[Entries with chart source code]
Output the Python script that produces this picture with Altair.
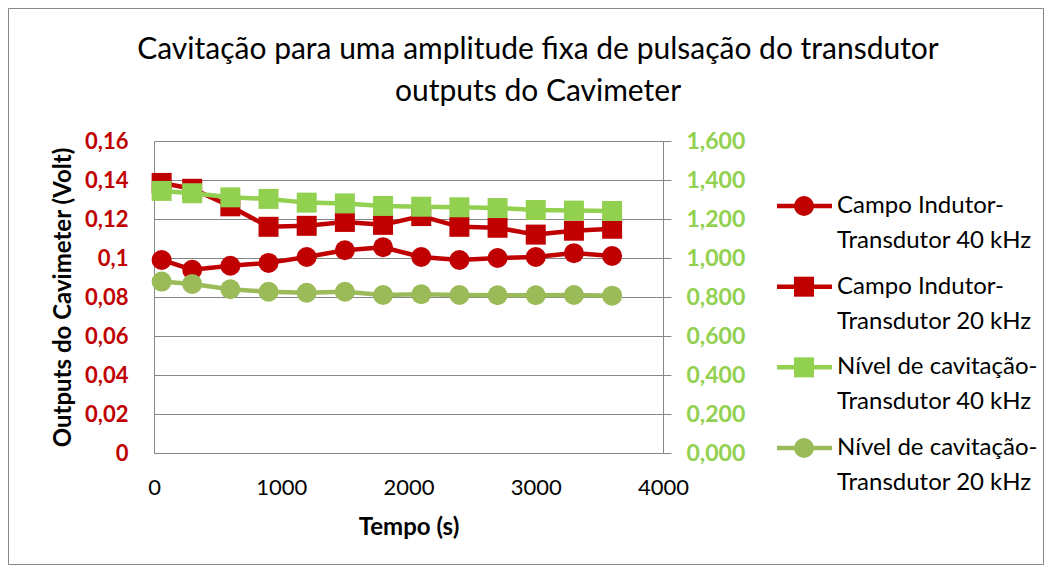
import altair as alt
import pandas as pd

# ---- data ----
tempo = [60, 300, 600, 900, 1200, 1500, 1800, 2100, 2400, 2700, 3000, 3300, 3600]
campo_40 = [0.099, 0.094, 0.096, 0.0975, 0.1005, 0.104, 0.1055, 0.1005, 0.099, 0.100, 0.1005, 0.1025, 0.101]
campo_20 = [0.1385, 0.1355, 0.1265, 0.116, 0.1165, 0.1185, 0.117, 0.1215, 0.116, 0.1155, 0.112, 0.114, 0.115]
nivel_40 = [1.344, 1.332, 1.311, 1.303, 1.284, 1.280, 1.267, 1.263, 1.260, 1.256, 1.246, 1.243, 1.241]
nivel_20 = [0.879, 0.867, 0.840, 0.827, 0.822, 0.827, 0.810, 0.814, 0.810, 0.809, 0.809, 0.810, 0.807]

series_names = [
    "Campo Indutor-Transdutor 40 kHz",
    "Campo Indutor-Transdutor 20 kHz",
    "Nível de cavitação-Transdutor 40 kHz",
    "Nível de cavitação-Transdutor 20 kHz",
]
legend_labels = [
    "Campo Indutor-\nTransdutor 40 kHz",
    "Campo Indutor-\nTransdutor 20 kHz",
    "Nível de cavitação-\nTransdutor 40 kHz",
    "Nível de cavitação-\nTransdutor 20 kHz",
]
title_text = "Cavitação para uma amplitude fixa de pulsação do transdutor\noutputs do Cavimeter"
series_colors = ["#C00000", "#C00000", "#92D050", "#9BBB59"]
series_shapes = ["circle", "square", "square", "circle"]

left_ticks = [0, 0.02, 0.04, 0.06, 0.08, 0.10, 0.12, 0.14, 0.16]
right_ticks = [0, 0.2, 0.4, 0.6, 0.8, 1.0, 1.2, 1.4, 1.6]
x_ticks = [0, 1000, 2000, 3000, 4000]

FONT = "Lato"
GRAY = "#868686"

rows = []
for name, vals in zip(series_names, [campo_40, campo_20, nivel_40, nivel_20]):
    for t, v in zip(tempo, vals):
        rows.append({"tempo": t, "valor": v, "serie": name})
df = pd.DataFrame(rows)
left_df = df[df["serie"].isin(series_names[:2])]
right_df = df[df["serie"].isin(series_names[2:])]

color_scale = alt.Scale(domain=series_names, range=series_colors)
shape_scale = alt.Scale(domain=series_names, range=series_shapes)

x_enc = alt.X(
    "tempo:Q",
    scale=alt.Scale(domain=[0, 4000], nice=False),
    axis=alt.Axis(
        values=x_ticks, format="d", title="Tempo (s)", grid=False, ticks=False,
        domainColor=GRAY, labelColor="black", labelFont=FONT, labelFontSize=22,
        labelPadding=24, titleFont=FONT, titleFontSize=24, titleFontWeight="bold",
        titleColor="black", titlePadding=17, labelFlush=False,
    ),
)

left_y = alt.Y(
    "valor:Q",
    scale=alt.Scale(domain=[0, 0.16], nice=False),
    axis=alt.Axis(
        orient="left", values=left_ticks, grid=True, gridColor=GRAY, ticks=False,
        domainColor=GRAY, labelExpr="replace(format(datum.value, '~g'), '.', ',')",
        labelColor="#C00000", labelFont=FONT, labelFontSize=22, labelFontWeight="bold",
        labelPadding=26, title="Outputs do Cavimeter (Volt)", titleFont=FONT,
        titleFontSize=24, titleFontWeight="bold", titleColor="black", titlePadding=9,
    ),
)
right_y = alt.Y(
    "valor:Q",
    scale=alt.Scale(domain=[0, 1.6], nice=False),
    axis=alt.Axis(
        orient="right", values=right_ticks, grid=False, ticks=True, tickSize=8,
        tickColor=GRAY, domainColor=GRAY,
        labelExpr="replace(format(datum.value, '.3f'), '.', ',')",
        labelColor="#92D050", labelFont=FONT, labelFontSize=23, labelFontWeight="bold",
        labelPadding=15, title=None,
    ),
)

def series_layer(data, y_enc):
    base = alt.Chart(data).encode(
        x=x_enc,
        y=y_enc,
        color=alt.Color("serie:N", scale=color_scale, legend=None),
    )
    line = base.mark_line(strokeWidth=4.5)
    pts = base.mark_point(filled=True, opacity=1, size=400).encode(
        shape=alt.Shape("serie:N", scale=shape_scale, legend=None)
    )
    return line + pts

left_layer = series_layer(left_df, left_y)
right_layer = series_layer(right_df, right_y)

# ---- legend (manual, drawn through its own scale) ----
leg_df = pd.DataFrame({"serie": series_names, "rotulo": legend_labels, "ordem": [0, 1, 2, 3]})
leg_y = alt.Y("ordem:Q", scale=alt.Scale(domain=[-0.806, 3.062], reverse=True, nice=False, zero=False), axis=None)
leg_base = alt.Chart(leg_df).encode(
    y=leg_y, color=alt.Color("serie:N", scale=color_scale, legend=None)
)
leg_line = leg_base.mark_rule(strokeWidth=4.5).encode(x=alt.value(623), x2=alt.value(678))
leg_pts = leg_base.mark_point(filled=True, opacity=1, size=400).encode(
    x=alt.value(650), shape=alt.Shape("serie:N", scale=shape_scale, legend=None)
)
leg_text = leg_base.mark_text(
    align="left", baseline="middle", dy=0, lineBreak="\n", lineHeight=35,
    font=FONT, fontSize=24, color="black",
).encode(x=alt.value(683), text="rotulo:N", color=alt.value("black"))
legend_layer = leg_line + leg_pts + leg_text

# ---- chart title (two centred lines) ----
title_layer = alt.Chart(pd.DataFrame({"titulo": [title_text]})).mark_text(
    align="center", baseline="alphabetic", lineBreak="\n", lineHeight=42,
    font=FONT, fontSize=30, color="black",
).encode(x=alt.value(384), y=alt.value(-82), text="titulo:N")

# outer chart border
border = alt.Chart(pd.DataFrame({"a": [0]})).mark_rect(
    fill=None, stroke=GRAY, strokeWidth=1
).encode(x=alt.value(-145.5), x2=alt.value(889.5), y=alt.value(-132.5), y2=alt.value(423.5))

chart = (
    alt.layer(left_layer, right_layer, legend_layer, title_layer, border)
    .resolve_scale(y="independent")
    .properties(
        width=509,
        height=312,
        padding={"left": 146, "top": 133, "right": 382, "bottom": 112},
        autosize=alt.AutoSizeParams(type="none"),
        background="white",
    )
    .configure_view(stroke=None)
)

chart.save("out.html", embed_options={"renderer": "svg", "actions": False})
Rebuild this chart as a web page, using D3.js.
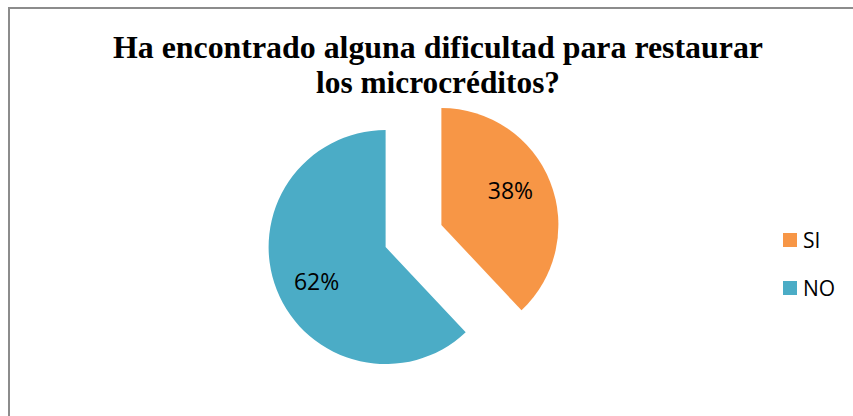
<!DOCTYPE html>
<html>
<head>
<meta charset="utf-8">
<script src="https://cdn.jsdelivr.net/npm/d3@7"></script>
<style>
  html, body { margin: 0; padding: 0; background: #fff; }
  svg { display: block; }
</style>
</head>
<body>
<svg id="chart" width="853" height="416"></svg>
<script>
// Survey answers and their shares
const categories = ["SI", "NO"];
const values = [38, 62];
const labels = ["38%", "62%"];
const colors = ["#F79646", "#4BACC6"];
const titleLines = ["Ha encontrado alguna dificultad para restaurar", "los microcréditos?"];

const svg = d3.select("#chart");

// Chart area frame (runs past the right and bottom edges)
svg.append("rect")
  .attr("x", 9).attr("y", 8)
  .attr("width", 860).attr("height", 420)
  .attr("fill", "#fff")
  .attr("stroke", "#8c8c8c")
  .attr("stroke-width", 2);

// Title
const titleWidths = [650, 244];
const title = svg.append("g")
  .attr("font-family", "'Liberation Serif', 'Times New Roman', serif")
  .attr("font-weight", "bold")
  .attr("font-size", 31)
  .attr("text-anchor", "middle")
  .attr("fill", "#000");
titleLines.forEach((t, i) => {
  title.append("text")
    .attr("x", 438)
    .attr("y", 58 + i * 35)
    .attr("textLength", titleWidths[i])
    .attr("lengthAdjust", "spacingAndGlyphs")
    .text(t);
});

// Exploded pie
const cx = 413.5, cy = 236, radius = 117, explode = 30;
const pie = d3.pie().sort(null).value(d => d);
const arcs = pie(values);
const arc = d3.arc().innerRadius(0).outerRadius(radius);

const slices = svg.append("g").attr("transform", `translate(${cx},${cy})`);
const labelShift = -5 * Math.PI / 180;
arcs.forEach((a, i) => {
  const mid = (a.startAngle + a.endAngle) / 2;
  const dx = Math.sin(mid) * explode, dy = -Math.cos(mid) * explode;
  const g = slices.append("g").attr("transform", `translate(${dx},${dy})`);
  g.append("path").attr("d", arc(a)).attr("fill", colors[i]);
  const lr = radius * 0.66, la = mid + labelShift;
  g.append("text")
    .attr("x", Math.sin(la) * lr)
    .attr("y", -Math.cos(la) * lr)
    .attr("dy", "0.36em")
    .attr("text-anchor", "middle")
    .attr("font-family", "'Open Sans', 'Noto Sans', sans-serif")
    .attr("font-size", 23)
    .attr("fill", "#000")
    .text(labels[i]);
});

// Legend
const legend = svg.append("g")
  .attr("font-family", "'Open Sans', 'Noto Sans', sans-serif")
  .attr("font-size", 21)
  .attr("fill", "#000");
categories.forEach((c, i) => {
  const y = 233 + i * 48;
  legend.append("rect")
    .attr("x", 783).attr("y", y)
    .attr("width", 14).attr("height", 14)
    .attr("fill", colors[i]);
  legend.append("text")
    .attr("x", 803).attr("y", y + 15)
    .text(c);
});
</script>
</body>
</html>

== The exercise ==
Pull out every line above that holds the word "this".

== Answer in full ==
Output the Python script that produces this picture with Altair.
Rebuild this chart as a web page, using D3.js.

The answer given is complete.